What I found so beautiful about Heath, especially in the beginning was that despite the passage of time that happened after Emily went missing, he was still as in love and devoted to her as he had been when they were together. There was no plethora of women that cycled through his life as he tried to bury the loss. It was the complete opposite. He was still consumed by the grief and pain that comes from losing a loved one, and not even the support and love of his family and friends could seem to break through it.

This made me love him almost instantly. That’s not to say I was a fan of what he went through, but I felt for him. His thoughts, actions, and the way he seemed to force himself to go through the motions, as tragic as it was to watch, was also equally as beautiful because it was real.

The urge to want to pull a character from a book in order to hug him has never been as powerful for me as it was with him.  

But on the flip side, Heath wasn’t the only one that captured my heart and my attention. Maia did it too.

New to town and looking a whole lot like a vision of the past that Heath just couldn’t escape, she swept in and left behind one hell of an impression. On him, his family, her family and most of all this reader.

She was beautifully written. She wasn’t weak willed or in any way typical of other heroines that are quite often present in romance novels. She was uniquely herself. Supportive, sweet, loving and fun. And as it turns out, exactly what Heath needed, even though he tried to distance himself from that fact very early on.

I figured out the way things were going to go here very early on (or at the time I hoped I had), but just when I thought I had it all figured out, we’re taken down a road that I never saw coming, one that managed to make my heart soar and break at the same exact moment. But one that was written so beautifully it was hard not to walk away deeply affected once everything was said and done.

As much as this was a romance though, it was also about a whole lot more. Family. Love. Acceptance, Strength. You name it, it was present within the pages of this wonderful story. From Emily’s mother, to her grandfather (and the truly heartbreaking yet equally moving moment that takes place with him), to her troubled brother—a man haunted by the loss of his sister and dealing with it in the only way he can— and Heath’s family, you’re taken on this rollercoaster ride of feeling that never lets up.

I want to say so much about this story that I haven’t, but a lot of things I can say would give away crucial parts of the story that I do believe that in order to get the full effect of, you must experience yourself.

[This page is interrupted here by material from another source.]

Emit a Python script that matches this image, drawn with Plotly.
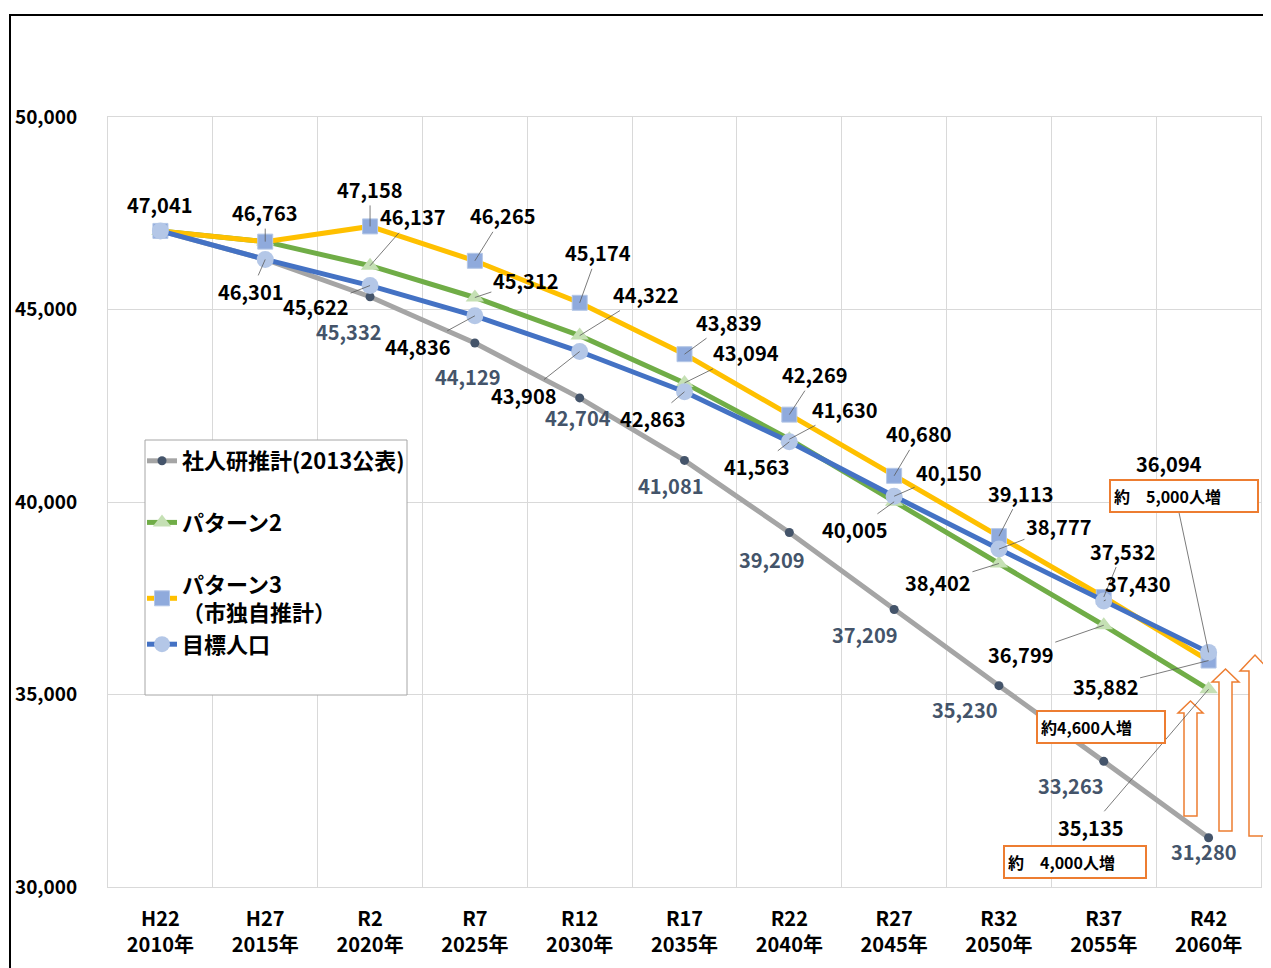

But I will say this. If I had thought Absolution was moving, life altering and heavy in terms of emotion, it pales in comparison to this one. It’s not a coincidence that Maia believes in magic, believes their situation and their inevitable love to be magical.

It’s because it really is. Start to finish. A magical journey of life, one filled with loss, changes (good and bad), growth, humor and happiness (a lot of it in the form of Heath’s brother Vinnie lol), but none of these more so than love and acceptance.

Whether you’re a romance fan, like me and you enjoy emotionally driven stories, or are just a fan of reading in general, I highly recommend this story. And it’s my hope that by the time you finish, that you’ve enjoyed it and taken away as much or more than I did from my time with it.

Just be sure when you do, you bring tissues ;)

Amanda, you have outdone yourself again. Thank you so much for the opportunity to read and review Heath and Emily’s story. It was a true honor and pleasure.